We haven't been walking five minutes and Travis is apprehended by
something he has found on the footpath.

"Here we go," he says. "You see these everywhere."

What he has found is a tiny blue balloon used to package a single
taste of heroin. He secretes it in his pocket. He says the going rate
for such a balloon is $40.

We walk along the main drag of the Cross, past adult shops and strip
clubs. "Right here," he says, demarking a strip of footpath outside a
sex shop, "this is the first zone. This is called Kiddies Corner from
here up to that arcade. Here you have young children - Caucasian,
Aboriginal, Asian - from maybe 12 up to 16 years old. Men and women
come to these kids and will give them $20 to feel them up or whatever.
These kids will take heroin, cocaine, whatever, in exchange for that."

"Now," he says, "if we go across the road here, this is where the
second zone starts. This is what I call the Dead Eye Zone."

We stand at the entrance to a narrow lane.

"The Dead Eye Zone is usually comprised of middle-aged ex-criminals -
male and female - who sell and score here," says Travis. "You have to
understand that in the heroin trade there is a language. It has its
own language. It can be body language, the tugging of an ear lobe. Or
looking someone directly in the eyes. That's all it takes."

Indeed, as we progress down the alley we are followed by a tall,
balding Asian man. When we stop, he stops.

"Don't look at him," says Travis. "That's a score if you want it.
Don't look him in the eyes. I tell you, I've known this scene for a
long time, and even now, when I look them in the eyes, when I see that
angst, that evil, it still scares me."

As we continue Travis points out the third and final zone, around the
fountain not metres from the Kings Cross police station.

"This is the Transients Zone," he says. "Perhaps the tourists. Perhaps
people wanting to score for the first time, or whatever.

"Unless you have been involved in the heroin scene, unless you know
the characters and the way things work, you wouldn't have a clue what
goes on.

"I know a woman, a home maker who is very well known in Sydney
society. I see her up here with her Prada shoes and her Prada bag and
her Chanel outfits. I'll see her in a restaurant and I'll see her
nodding off. That's the heroin. She's a major heroin addict. But who
would know that? Nobody. People think all heroin addicts are homeless
people. That's simply not the case. I know doctors and attorneys who
have huge heroin addictions."

Travis himself was a professional before the advent of his illness. He
is hugely intelligent, widely read and artistic.

"When I started using at 15 years old I didn't even drink or smoke,"
he says. He hints at a difficult family history.

We continue the tour to the Wayside Chapel, site of an injecting-room
trial earlier this year. The chapel sits quietly in a Kings Cross
backstreet and on this day there are several street people coming in
and out.

Travis is bemused at the Vatican's decision to halt the involvement of
the Sisters of Charity Health Service with the proposed safe-injecting
rooms.

"I just don't understand it," he says. "You've seen the needles we've
passed on the ground just getting here.
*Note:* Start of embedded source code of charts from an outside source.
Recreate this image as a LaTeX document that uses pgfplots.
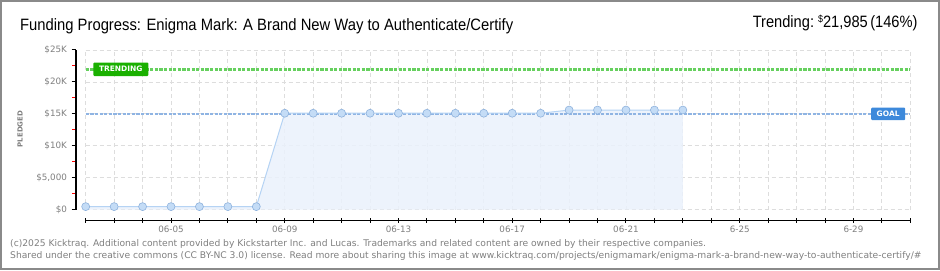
\documentclass[border=0pt]{standalone}
\usepackage{fontspec}
\setmainfont{DejaVu Sans}
\newfontfamily\titlefont{Liberation Sans}
\usepackage{pgfplots}
\pgfplotsset{compat=1.18}
\definecolor{bordergray}{HTML}{8A8A8A}
\definecolor{gridgray}{HTML}{DDDDDD}
\definecolor{goalblue}{HTML}{8FB4E3}
\definecolor{trendgreen}{HTML}{66D05E}
\definecolor{trendbox}{HTML}{1AB000}
\definecolor{goalbox}{HTML}{3D89DB}
\definecolor{areafill}{HTML}{EAF2FC}
\definecolor{lineblue}{HTML}{B5D3F4}
\definecolor{markfill}{HTML}{C4DCF6}
\definecolor{markdraw}{HTML}{8EB2DD}
\definecolor{labelgray}{HTML}{808080}
\begin{document}
\begin{tikzpicture}[x=1bp,y=1bp]
\path[use as bounding box] (0,0) rectangle (940,270);
\clip (0,0) rectangle (940,270);
\fill[white] (0,0) rectangle (940,270);
\begin{axis}[
  at={(85.7bp,60.3bp)}, anchor=south west,
  scale only axis, width=824.6bp, height=159.7bp,
  xmin=2, xmax=31, ymin=0, ymax=25000,
  scaled y ticks=false,
  axis x line*=bottom, axis y line*=left,
  axis x line shift=11bp, axis y line shift=9.7bp,
  axis line style={black, line width=1.2bp, -},
  xtick={2,...,31},
  xticklabels={,,,06-05,,,,06-09,,,,06-13,,,,06-17,,,,06-21,,,,6-25,,,,6-29,,},
  ytick={0,5000,10000,15000,20000,25000},
  yticklabels={\$0,{\$5,000},\$10K,\$15K,\$20K,\$25K},
  minor ytick={2500,7500,12500,17500,22500},
  major tick length=4.5bp, minor tick length=4bp,
  xtick align=center, ytick align=outside,
  tick style={black, line width=1bp},
  minor tick style={red, line width=1bp},
  xmajorgrids, ymajorgrids,
  major grid style={gridgray, line width=0.8bp, dash pattern=on 4bp off 3bp},
  tick label style={labelgray, font=\fontsize{8.8}{10}\selectfont},
  yticklabel style={xshift=-1bp},
  clip=false,
]
\addplot[draw=none, fill=areafill, fill opacity=0.85] coordinates {
 (2,480) (3,480) (4,480) (5,480) (6,480) (7,480) (8,480)
 (9,15100) (10,15100) (11,15100) (12,15100) (13,15100) (14,15100) (15,15100) (16,15100) (17,15100) (18,15100)
 (19,15600) (20,15600) (21,15600) (22,15600) (23,15600)} \closedcycle;
\addplot[goalblue, line width=2.6bp, dash pattern=on 3.2bp off 1.4bp] coordinates {(2,15000) (31,15000)};
\addplot[trendgreen, line width=2.6bp, dash pattern=on 3.2bp off 1.4bp] coordinates {(2,21985) (31,21985)};
\addplot[lineblue, line width=1bp, mark=*, mark size=4bp,
  mark options={fill=markfill, draw=markdraw, line width=0.6bp}] coordinates {
 (2,480) (3,480) (4,480) (5,480) (6,480) (7,480) (8,480)
 (9,15100) (10,15100) (11,15100) (12,15100) (13,15100) (14,15100) (15,15100) (16,15100) (17,15100) (18,15100)
 (19,15600) (20,15600) (21,15600) (22,15600) (23,15600)};
\node[fill=trendbox, text=white, inner sep=0pt, minimum width=55bp, minimum height=13.5bp,
  rounded corners=1bp, font=\bfseries\fontsize{7.5}{8}\selectfont]
  at (axis cs:3.235,21985) {TRENDING};
\node[fill=goalbox, text=white, inner sep=0pt, minimum width=34bp, minimum height=12.5bp,
  rounded corners=1bp, font=\bfseries\fontsize{7.5}{8}\selectfont]
  at (axis cs:30.22,15000) {GOAL};
\end{axis}
\node[anchor=base west, inner sep=0pt] at (20,240)
  {\resizebox{493bp}{\height}{\titlefont\fontsize{16.5}{18}\selectfont Funding Progress: Enigma Mark: A Brand New Way to Authenticate/Certify}};
\node[anchor=base east, inner sep=0pt] at (917.7,242.7)
  {\resizebox{164.7bp}{\height}{\titlefont\fontsize{16.5}{18}\selectfont Trending:\ \raisebox{5bp}{\fontsize{10}{11}\selectfont\$}21,985\,(146\%)}};
\node[rotate=90, text=labelgray, font=\bfseries\fontsize{7}{8}\selectfont, inner sep=0pt] at (20,141) {PLEDGED};
\node[anchor=base west, inner sep=0pt, text=labelgray, font=\fontsize{9.2}{10}\selectfont] at (10,24)
  {(c)2025 Kicktraq. Additional content provided by Kickstarter Inc. and Lucas. Trademarks and related content are owned by their respective companies.};
\node[anchor=base west, inner sep=0pt, text=labelgray, font=\fontsize{9.2}{10}\selectfont] at (10,11.5)
  {Shared under the creative commons (CC BY-NC 3.0) license. Read more about sharing this image at www.kicktraq.com/projects/enigmamark/enigma-mark-a-brand-new-way-to-authenticate-certify/\#};
\draw[bordergray, line width=2bp] (1,1) rectangle (939,269);
\end{tikzpicture}
\end{document}
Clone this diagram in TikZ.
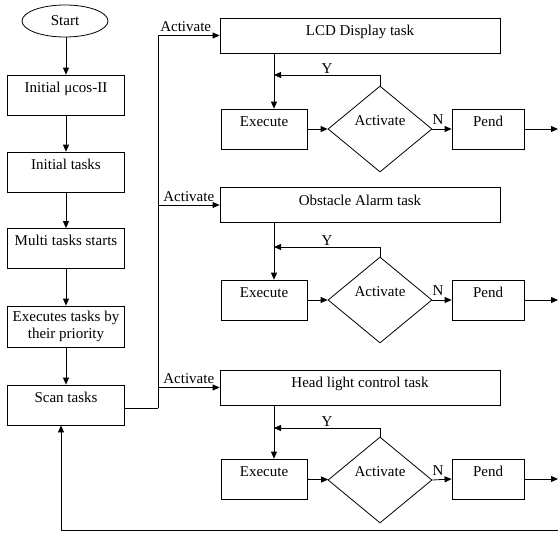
\documentclass[tikz,border=0pt]{standalone}
\usepackage{fontspec}
\setmainfont{Liberation Serif}
\usetikzlibrary{arrows.meta, shapes.geometric}

\tikzset{
    box/.style={draw, rectangle, minimum width=117pt, minimum height=40pt, inner sep=0pt, text height=11pt, text depth=17pt},
    taskbox/.style={draw, rectangle, minimum width=280pt, minimum height=35pt, inner sep=0pt, text height=12pt, text depth=12pt},
    decision/.style={draw, diamond, minimum width=104pt, minimum height=86pt, inner sep=0pt, text height=10pt, text depth=18pt},
    arr/.style={-{Triangle[length=7pt, width=6pt]}}
}

\begin{document}
\begin{tikzpicture}[x=1pt, y=-1pt, line width=0.8pt, font=\fontsize{15}{17}\selectfont]
        \useasboundingbox (0,0) rectangle (558,533);

        % Main column
        \node[draw, ellipse, minimum width=86pt, minimum height=32pt, inner sep=0pt] (start) at (65,21) {Start};
        \node[box] (init) at (66,95) {Initial μcos-II};
        \node[box] (tasks) at (66,172) {Initial tasks};
        \node[box] (multi) at (66,248.5) {Multi tasks starts};
        \node[draw, rectangle, minimum width=117pt, minimum height=41pt, inner sep=1pt, align=center] (prio) at (66,326.5) {Executes tasks by\\their priority};
        \node[box] (scan) at (66,405) {Scan tasks};

        \draw[arr] (start.south -| init.north) -- (init.north);
        \draw[arr] (init) -- (tasks);
        \draw[arr] (tasks) -- (multi);
        \draw[arr] (multi) -- (prio);
        \draw[arr] (prio) -- (scan);

        % Task boxes
        \node[taskbox] (lcd) at (360,35.5) {LCD Display task};
        \node[taskbox] (alarm) at (360,205) {Obstacle Alarm task};
        \node[taskbox] (light) at (360,387.5) {Head light control task};

        % Activation lines
        \coordinate (split) at (158,408);
        \draw (scan.east |- split) -- (split);
        \draw[arr] (split) |- (lcd.west) node[pos=0.725, above] {Activate};
        \draw[arr] (split |- alarm.west) -- (alarm.west) node[midway, above] {Activate};
        \draw[arr] (split |- light.west) -- (light.west) node[midway, above] {Activate};

        % LCD display loop
        \node[box, minimum width=86pt] (exec1) at (264,129) {Execute};
        \node[decision] (dec1) at (380,129) {Activate};
        \node[box, minimum width=72pt] (pend1) at (488,129) {Pend};
        \coordinate (join1) at (274,75);
        \draw[arr] (lcd.south -| join1) -- (exec1.north -| join1);
        \draw[arr] (dec1.north) |- (join1) node[pos=0.75, above, inner sep=1pt] {Y};
        \draw[arr] (exec1) -- (dec1);
        \draw[arr] (dec1.east) -- (pend1.west) node[pos=0.3, above, inner sep=4pt] {N};
        \draw[arr] (pend1.east) -- (558,129);

        % Obstacle alarm loop
        \node[box, minimum width=86pt] (exec2) at (264,300) {Execute};
        \node[decision] (dec2) at (380,300) {Activate};
        \node[box, minimum width=72pt] (pend2) at (488,300) {Pend};
        \coordinate (join2) at (274,247);
        \draw[arr] (alarm.south -| join2) -- (exec2.north -| join2);
        \draw[arr] (dec2.north) |- (join2) node[pos=0.75, above, inner sep=1pt] {Y};
        \draw[arr] (exec2) -- (dec2);
        \draw[arr] (dec2.east) -- (pend2.west) node[pos=0.3, above, inner sep=4pt] {N};
        \draw[arr] (pend2.east) -- (558,300);

        % Head light loop
        \node[box, minimum width=86pt] (exec3) at (264,479) {Execute};
        \node[decision] (dec3) at (380,480) {Activate};
        \node[box, minimum width=72pt] (pend3) at (488,479) {Pend};
        \coordinate (join3) at (274,428);
        \draw[arr] (light.south -| join3) -- (exec3.north -| join3);
        \draw[arr] (dec3.north) |- (join3) node[pos=0.75, above, inner sep=1pt] {Y};
        \draw[arr] (exec3) -- (dec3);
        \draw[arr] (dec3.east) -- (pend3.west) node[pos=0.3, above, inner sep=4pt] {N};
        \draw[arr] (pend3.east) -- (558,479);

        % Return to scan
        \coordinate (back) at (558,530);
        \coordinate (ret) at (61,530);
        \draw[arr] (back) -- (ret) -- (ret |- scan.south);
    \end{tikzpicture}
\end{document}
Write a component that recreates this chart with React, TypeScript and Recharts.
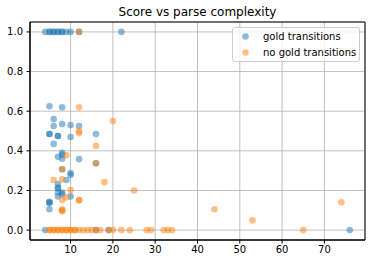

There's a brothel around the
corner that has doubled as an injecting room for years. I remember the
days when you'd get 10 people in a room all hitting up. I guarantee
you, even today, you sit for eight hours outside that brothel and
you'll see at least one person a day being carried out after an overdose."

We sit outside the Wayside Chapel at the end of our tour and smoke
cigarettes. Then Travis remembers the blue balloon he picked up.

"Here," he says. "This is probably a rip-off deal." He unwraps the
blue rubber. "Wait. No it's not. There's some stuff in here, look."

He smiles. "There you go. You just have to walk the streets of Sydney
and you'll find heroin at your feet."

Is it the real deal?

"I'll let you know tomorrow," he says.